> _DATASET ENTRIES_
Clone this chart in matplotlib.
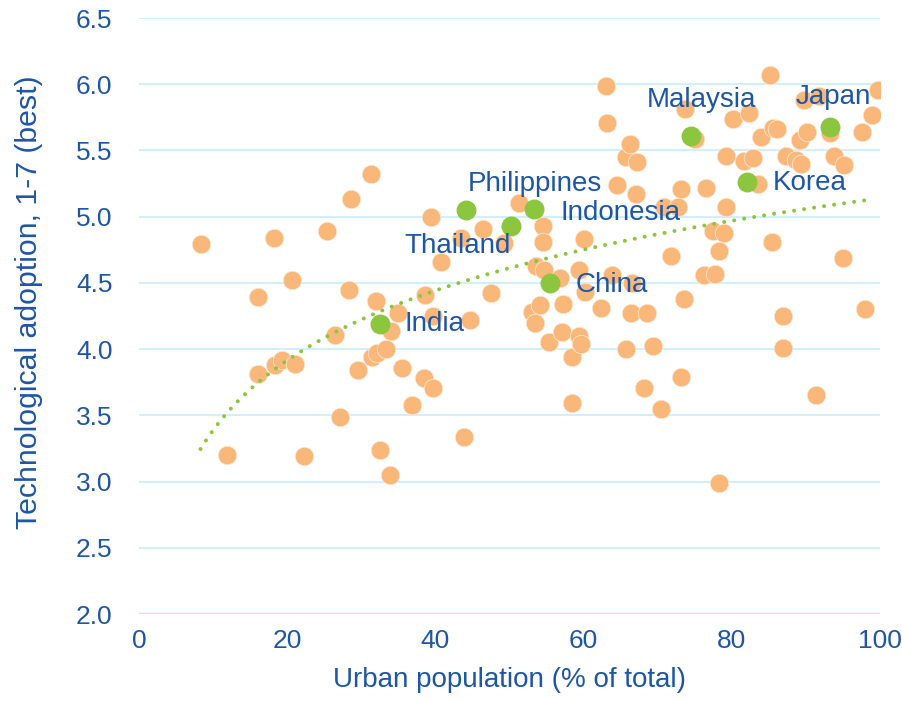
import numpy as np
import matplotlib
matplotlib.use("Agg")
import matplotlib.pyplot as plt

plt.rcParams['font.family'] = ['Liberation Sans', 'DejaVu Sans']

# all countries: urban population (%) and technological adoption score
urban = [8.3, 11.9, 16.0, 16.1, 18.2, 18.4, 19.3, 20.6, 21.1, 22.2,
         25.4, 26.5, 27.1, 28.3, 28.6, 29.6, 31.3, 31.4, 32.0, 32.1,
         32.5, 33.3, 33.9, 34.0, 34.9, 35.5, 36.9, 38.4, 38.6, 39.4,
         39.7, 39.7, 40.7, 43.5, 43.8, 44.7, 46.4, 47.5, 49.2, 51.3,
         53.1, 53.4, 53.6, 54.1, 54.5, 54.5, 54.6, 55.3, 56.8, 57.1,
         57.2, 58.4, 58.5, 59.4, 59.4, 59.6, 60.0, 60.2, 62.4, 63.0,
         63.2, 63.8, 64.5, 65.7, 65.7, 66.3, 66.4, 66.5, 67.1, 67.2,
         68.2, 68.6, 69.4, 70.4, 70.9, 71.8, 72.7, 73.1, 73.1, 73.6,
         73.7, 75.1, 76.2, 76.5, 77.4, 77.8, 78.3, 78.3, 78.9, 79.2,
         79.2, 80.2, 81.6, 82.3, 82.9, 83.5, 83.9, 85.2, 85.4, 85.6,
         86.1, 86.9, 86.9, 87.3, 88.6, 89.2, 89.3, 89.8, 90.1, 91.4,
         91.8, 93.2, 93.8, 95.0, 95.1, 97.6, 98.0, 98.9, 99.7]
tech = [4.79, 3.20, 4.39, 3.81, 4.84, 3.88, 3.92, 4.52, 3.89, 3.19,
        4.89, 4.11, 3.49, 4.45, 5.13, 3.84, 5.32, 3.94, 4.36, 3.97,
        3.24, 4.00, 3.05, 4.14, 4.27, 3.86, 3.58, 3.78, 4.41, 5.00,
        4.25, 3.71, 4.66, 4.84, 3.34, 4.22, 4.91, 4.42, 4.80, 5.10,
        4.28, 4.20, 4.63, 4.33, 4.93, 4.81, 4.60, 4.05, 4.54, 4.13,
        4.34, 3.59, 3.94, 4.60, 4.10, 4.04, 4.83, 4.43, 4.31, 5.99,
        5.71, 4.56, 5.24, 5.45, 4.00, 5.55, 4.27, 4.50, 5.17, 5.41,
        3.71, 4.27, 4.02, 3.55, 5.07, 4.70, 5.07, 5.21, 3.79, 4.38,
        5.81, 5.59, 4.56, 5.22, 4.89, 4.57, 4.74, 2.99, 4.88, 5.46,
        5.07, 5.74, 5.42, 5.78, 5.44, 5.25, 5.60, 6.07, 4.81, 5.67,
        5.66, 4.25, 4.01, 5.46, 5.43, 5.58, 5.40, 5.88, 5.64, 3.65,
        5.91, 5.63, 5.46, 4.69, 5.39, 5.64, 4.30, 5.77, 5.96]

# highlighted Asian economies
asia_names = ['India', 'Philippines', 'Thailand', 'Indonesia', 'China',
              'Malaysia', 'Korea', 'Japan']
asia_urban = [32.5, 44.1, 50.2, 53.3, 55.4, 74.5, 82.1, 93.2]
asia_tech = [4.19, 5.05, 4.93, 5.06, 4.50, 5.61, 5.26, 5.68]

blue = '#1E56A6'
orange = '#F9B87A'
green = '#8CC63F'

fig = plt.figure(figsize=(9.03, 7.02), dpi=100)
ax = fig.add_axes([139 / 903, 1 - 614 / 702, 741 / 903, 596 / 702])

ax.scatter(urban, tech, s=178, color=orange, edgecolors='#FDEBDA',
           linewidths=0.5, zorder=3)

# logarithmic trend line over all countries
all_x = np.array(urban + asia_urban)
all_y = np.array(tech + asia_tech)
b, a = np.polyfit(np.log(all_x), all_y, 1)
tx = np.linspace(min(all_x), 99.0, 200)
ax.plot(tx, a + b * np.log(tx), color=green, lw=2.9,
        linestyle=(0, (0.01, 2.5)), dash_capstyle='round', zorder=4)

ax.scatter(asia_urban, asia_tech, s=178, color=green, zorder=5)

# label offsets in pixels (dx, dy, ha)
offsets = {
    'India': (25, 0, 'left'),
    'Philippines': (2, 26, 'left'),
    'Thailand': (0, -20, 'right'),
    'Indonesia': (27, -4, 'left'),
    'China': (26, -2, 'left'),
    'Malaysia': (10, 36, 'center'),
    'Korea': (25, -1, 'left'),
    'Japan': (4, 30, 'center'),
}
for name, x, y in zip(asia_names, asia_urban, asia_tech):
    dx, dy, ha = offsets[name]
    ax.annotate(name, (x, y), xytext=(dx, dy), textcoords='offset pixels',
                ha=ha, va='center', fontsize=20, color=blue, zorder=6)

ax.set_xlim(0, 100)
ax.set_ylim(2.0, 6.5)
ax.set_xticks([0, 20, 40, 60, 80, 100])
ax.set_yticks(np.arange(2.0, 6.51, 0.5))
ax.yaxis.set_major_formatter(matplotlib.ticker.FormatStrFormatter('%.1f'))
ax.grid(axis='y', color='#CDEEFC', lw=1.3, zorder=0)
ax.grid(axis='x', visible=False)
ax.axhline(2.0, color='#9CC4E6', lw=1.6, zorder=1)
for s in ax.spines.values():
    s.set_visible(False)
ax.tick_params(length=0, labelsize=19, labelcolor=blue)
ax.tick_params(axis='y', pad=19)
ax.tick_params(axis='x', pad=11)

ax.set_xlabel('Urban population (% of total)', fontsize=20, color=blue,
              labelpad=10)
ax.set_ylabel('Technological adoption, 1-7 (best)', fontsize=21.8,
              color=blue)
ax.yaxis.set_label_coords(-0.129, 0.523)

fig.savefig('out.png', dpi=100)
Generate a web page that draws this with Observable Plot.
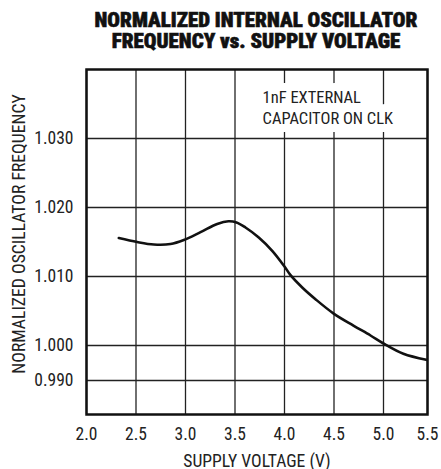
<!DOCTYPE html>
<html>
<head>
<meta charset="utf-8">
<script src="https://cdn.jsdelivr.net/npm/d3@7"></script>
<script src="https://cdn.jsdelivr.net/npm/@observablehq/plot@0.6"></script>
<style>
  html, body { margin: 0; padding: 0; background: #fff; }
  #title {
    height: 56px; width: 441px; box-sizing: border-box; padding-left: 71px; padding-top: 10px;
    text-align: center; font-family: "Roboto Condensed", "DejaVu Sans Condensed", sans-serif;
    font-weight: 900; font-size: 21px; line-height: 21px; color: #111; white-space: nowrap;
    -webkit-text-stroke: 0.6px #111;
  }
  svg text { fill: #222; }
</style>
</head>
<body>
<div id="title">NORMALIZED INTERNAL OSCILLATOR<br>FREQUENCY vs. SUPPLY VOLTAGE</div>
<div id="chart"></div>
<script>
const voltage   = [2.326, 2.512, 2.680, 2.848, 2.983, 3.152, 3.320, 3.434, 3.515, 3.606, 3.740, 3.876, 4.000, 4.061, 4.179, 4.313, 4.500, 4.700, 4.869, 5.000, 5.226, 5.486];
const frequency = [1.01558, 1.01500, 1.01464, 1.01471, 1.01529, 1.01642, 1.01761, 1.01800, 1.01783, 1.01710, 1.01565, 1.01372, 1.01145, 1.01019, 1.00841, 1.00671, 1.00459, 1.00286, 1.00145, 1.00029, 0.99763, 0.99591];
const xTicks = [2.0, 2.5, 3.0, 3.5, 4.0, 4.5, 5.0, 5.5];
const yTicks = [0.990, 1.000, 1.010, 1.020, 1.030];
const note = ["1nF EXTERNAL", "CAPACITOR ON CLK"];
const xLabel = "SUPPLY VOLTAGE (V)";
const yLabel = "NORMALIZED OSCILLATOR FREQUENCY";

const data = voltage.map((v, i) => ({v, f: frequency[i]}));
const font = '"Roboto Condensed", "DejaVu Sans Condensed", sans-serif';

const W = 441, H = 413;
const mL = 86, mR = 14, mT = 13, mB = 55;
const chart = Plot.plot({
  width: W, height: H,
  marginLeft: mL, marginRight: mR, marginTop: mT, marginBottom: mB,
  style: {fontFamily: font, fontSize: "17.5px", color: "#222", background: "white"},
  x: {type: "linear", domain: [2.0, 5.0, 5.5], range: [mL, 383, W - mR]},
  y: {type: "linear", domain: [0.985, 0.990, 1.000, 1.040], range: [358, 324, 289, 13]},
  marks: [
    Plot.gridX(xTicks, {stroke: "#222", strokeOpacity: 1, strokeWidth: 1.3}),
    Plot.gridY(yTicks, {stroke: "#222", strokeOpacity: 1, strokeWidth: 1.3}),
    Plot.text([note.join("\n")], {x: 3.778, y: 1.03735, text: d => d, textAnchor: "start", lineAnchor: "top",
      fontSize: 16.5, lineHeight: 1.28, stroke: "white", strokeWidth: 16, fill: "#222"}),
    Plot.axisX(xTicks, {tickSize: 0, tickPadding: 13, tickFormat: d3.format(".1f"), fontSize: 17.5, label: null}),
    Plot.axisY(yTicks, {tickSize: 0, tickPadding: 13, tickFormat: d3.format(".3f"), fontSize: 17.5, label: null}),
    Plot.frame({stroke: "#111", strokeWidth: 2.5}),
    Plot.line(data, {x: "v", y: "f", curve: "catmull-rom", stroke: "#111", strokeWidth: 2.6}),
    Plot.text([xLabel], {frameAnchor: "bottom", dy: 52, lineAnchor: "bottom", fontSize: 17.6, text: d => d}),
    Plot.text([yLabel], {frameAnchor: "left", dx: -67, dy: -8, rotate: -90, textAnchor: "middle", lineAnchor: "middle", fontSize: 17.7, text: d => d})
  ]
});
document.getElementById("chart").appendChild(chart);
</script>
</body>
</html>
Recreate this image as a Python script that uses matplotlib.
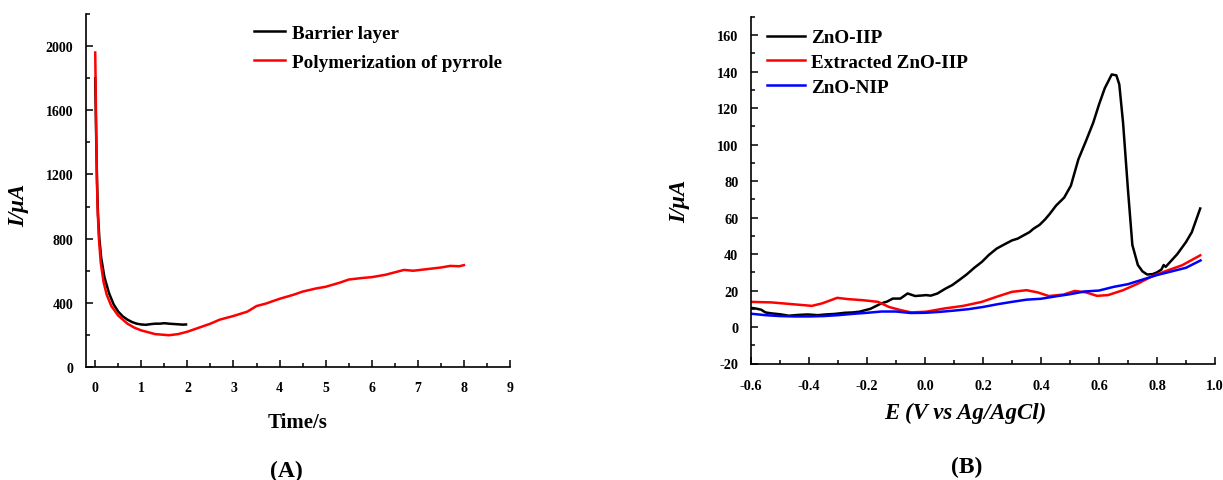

> _TASK OBJECTIVE_
Without any pictures, reproduce the lines from the first one in the material through the line that has "plt.rcParams['font.family'] = ['Liberation", exactly as they appear.

> _REPLY_
Clone this chart in matplotlib.
import numpy as np
import matplotlib
matplotlib.use("Agg")
import matplotlib.pyplot as plt

plt.rcParams['font.family'] = ['Liberation Sans', 'DejaVu Sans']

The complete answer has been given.